The fire broke out late at night, meaning many of the girls were asleep and unable to escape as flames engulfed the two-storey building.
"The fire broke out at 11pm on Sunday (1600 GMT). Seventeen girls were killed and two are still missing, with five injured," Police Colonel Prayad Singsin, Commander of Wiang Pa Pao district in Chiang Rai told AFP. Two of the injured are in a serious condition, he added.
"The fire is out, but the cause of the blaze is still under investigation," Prayad said, adding forensic officers were due to arrive on Monday.
A Chiang Rai provincial official confirmed the death toll, adding that the privately-run school is home to girls aged between six and 13 years old, drawn mainly from the deprived local hill tribes.

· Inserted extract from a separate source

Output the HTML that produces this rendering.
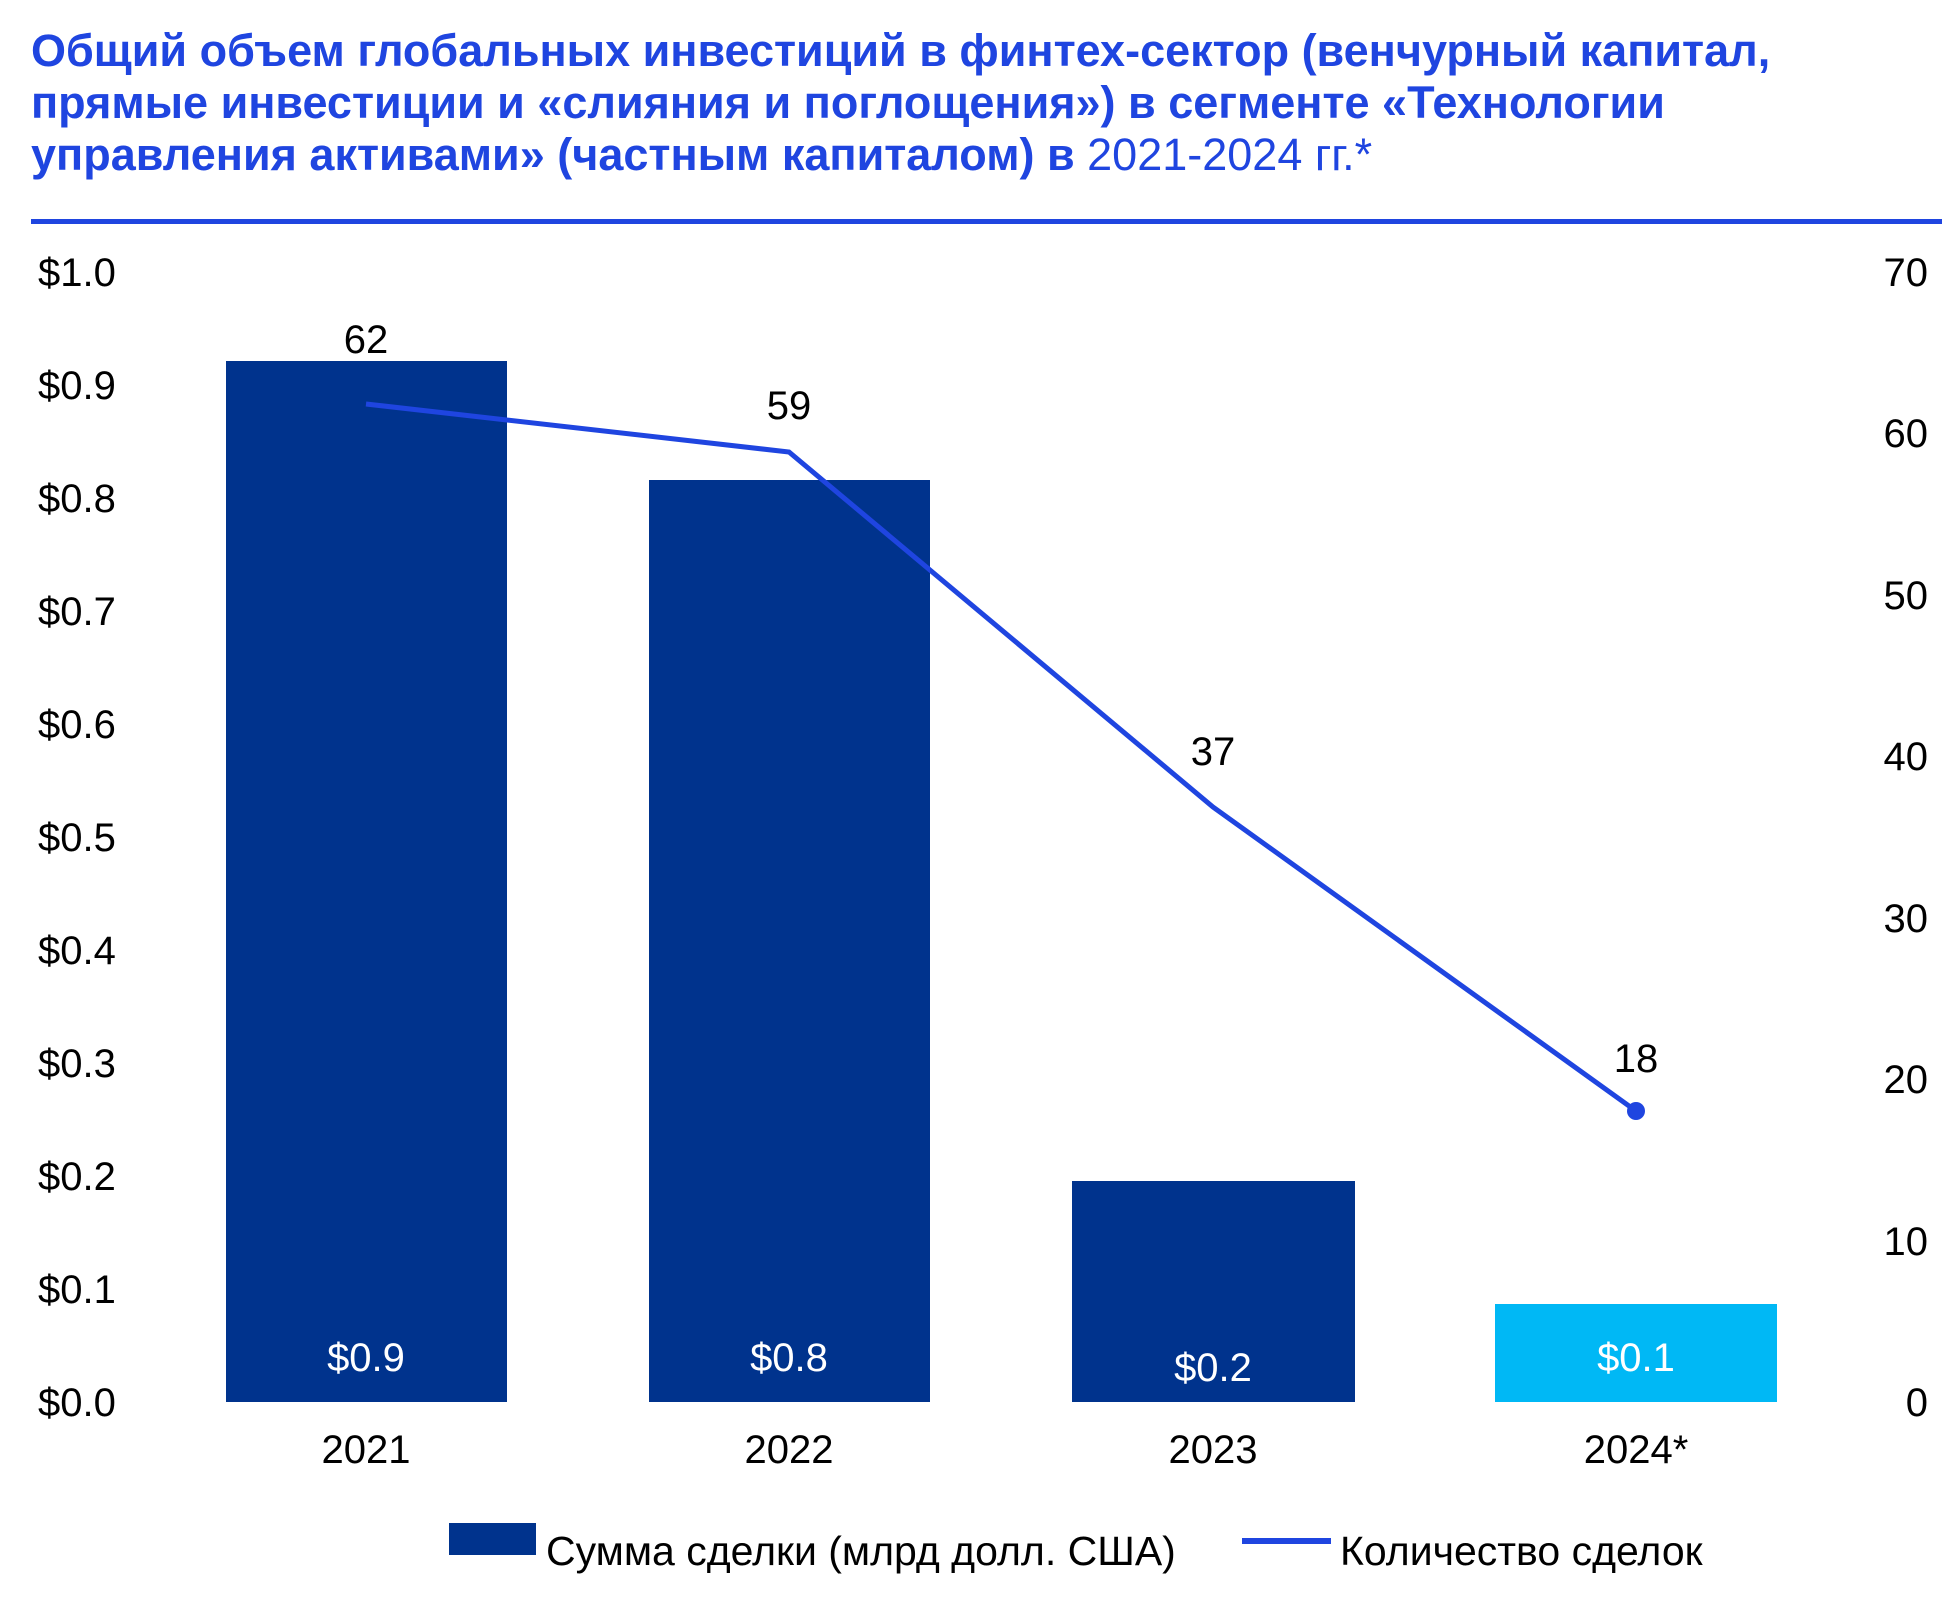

"There were 38 students inside the dormitory when the fire broke out. Some were not yet asleep so they escaped," deputy governor of the province Arkom Sukapan told AFP.
"But others were asleep and could not escape resulting in the large number of casualties."

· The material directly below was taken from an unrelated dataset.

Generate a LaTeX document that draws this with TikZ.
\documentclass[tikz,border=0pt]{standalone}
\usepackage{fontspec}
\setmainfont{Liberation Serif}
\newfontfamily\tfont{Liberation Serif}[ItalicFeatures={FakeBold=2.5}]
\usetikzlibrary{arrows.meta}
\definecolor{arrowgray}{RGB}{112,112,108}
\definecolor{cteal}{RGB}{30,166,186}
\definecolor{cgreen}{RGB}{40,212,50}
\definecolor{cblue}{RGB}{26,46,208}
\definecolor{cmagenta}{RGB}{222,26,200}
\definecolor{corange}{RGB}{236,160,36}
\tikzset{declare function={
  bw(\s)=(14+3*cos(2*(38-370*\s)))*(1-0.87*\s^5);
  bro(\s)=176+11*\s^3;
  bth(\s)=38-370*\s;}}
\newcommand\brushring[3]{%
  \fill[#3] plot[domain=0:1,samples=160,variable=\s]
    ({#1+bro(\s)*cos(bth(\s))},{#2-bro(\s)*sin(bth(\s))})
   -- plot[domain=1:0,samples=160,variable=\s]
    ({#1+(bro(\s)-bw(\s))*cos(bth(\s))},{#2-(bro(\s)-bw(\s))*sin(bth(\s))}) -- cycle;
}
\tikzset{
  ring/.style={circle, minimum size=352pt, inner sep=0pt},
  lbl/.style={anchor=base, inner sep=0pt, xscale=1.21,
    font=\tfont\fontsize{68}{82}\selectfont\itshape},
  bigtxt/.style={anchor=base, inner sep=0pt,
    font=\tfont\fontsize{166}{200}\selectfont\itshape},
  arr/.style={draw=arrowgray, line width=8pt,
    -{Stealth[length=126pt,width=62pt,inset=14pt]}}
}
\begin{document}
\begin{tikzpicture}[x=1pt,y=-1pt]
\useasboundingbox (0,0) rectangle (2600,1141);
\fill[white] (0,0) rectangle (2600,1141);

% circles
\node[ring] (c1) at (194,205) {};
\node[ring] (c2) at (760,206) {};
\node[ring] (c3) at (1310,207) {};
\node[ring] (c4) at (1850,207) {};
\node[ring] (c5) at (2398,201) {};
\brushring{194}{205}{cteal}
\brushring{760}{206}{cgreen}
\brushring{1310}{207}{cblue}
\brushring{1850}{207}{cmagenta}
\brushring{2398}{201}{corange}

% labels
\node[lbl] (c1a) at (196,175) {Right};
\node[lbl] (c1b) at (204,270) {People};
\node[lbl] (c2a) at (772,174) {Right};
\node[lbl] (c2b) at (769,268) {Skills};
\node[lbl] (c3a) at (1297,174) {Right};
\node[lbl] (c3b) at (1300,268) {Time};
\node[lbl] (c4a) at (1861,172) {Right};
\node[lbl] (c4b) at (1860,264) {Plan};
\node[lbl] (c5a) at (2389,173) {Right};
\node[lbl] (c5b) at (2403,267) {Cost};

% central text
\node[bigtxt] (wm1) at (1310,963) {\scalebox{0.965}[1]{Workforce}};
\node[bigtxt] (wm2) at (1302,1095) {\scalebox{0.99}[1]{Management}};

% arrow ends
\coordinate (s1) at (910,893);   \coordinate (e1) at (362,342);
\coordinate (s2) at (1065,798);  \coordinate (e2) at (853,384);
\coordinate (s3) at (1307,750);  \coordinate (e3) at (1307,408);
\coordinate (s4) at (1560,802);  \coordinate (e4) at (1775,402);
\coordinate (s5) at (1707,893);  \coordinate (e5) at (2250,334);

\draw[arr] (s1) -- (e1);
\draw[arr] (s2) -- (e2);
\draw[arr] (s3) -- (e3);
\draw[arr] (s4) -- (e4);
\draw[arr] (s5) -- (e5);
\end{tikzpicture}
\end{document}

Photographs on the school's Facebook page showed firefighters struggling to douse the flames as they engulfed the wooden, two-storey building.
Thai media showed a fire truck spraying water onto the blaze as the upper storey of the school was consumed by flames which tore through the roof of the building. Rescue workers picked through the debris late Sunday and into Monday morning.
Thailand's hill tribes mainly live in the remote northern area bordering Laos and Myanmar and are often beyond the reach of state resources, suffering at school as well as in their health and development.
Poverty means some resort to drug smuggling for narcotics gangs across the zone, known as the "Golden Triangle".
Thailand has poor health and safety standards and accidents are common across the kingdom. Chiang Rai town and the surrounding hills are popular with foreign tourists for hiking and adventure sports.
Tourists can go on tours to the isolated tribes, although the practice has come under criticism for degrading their unique culture and treating the ethnic groups as "human zoos".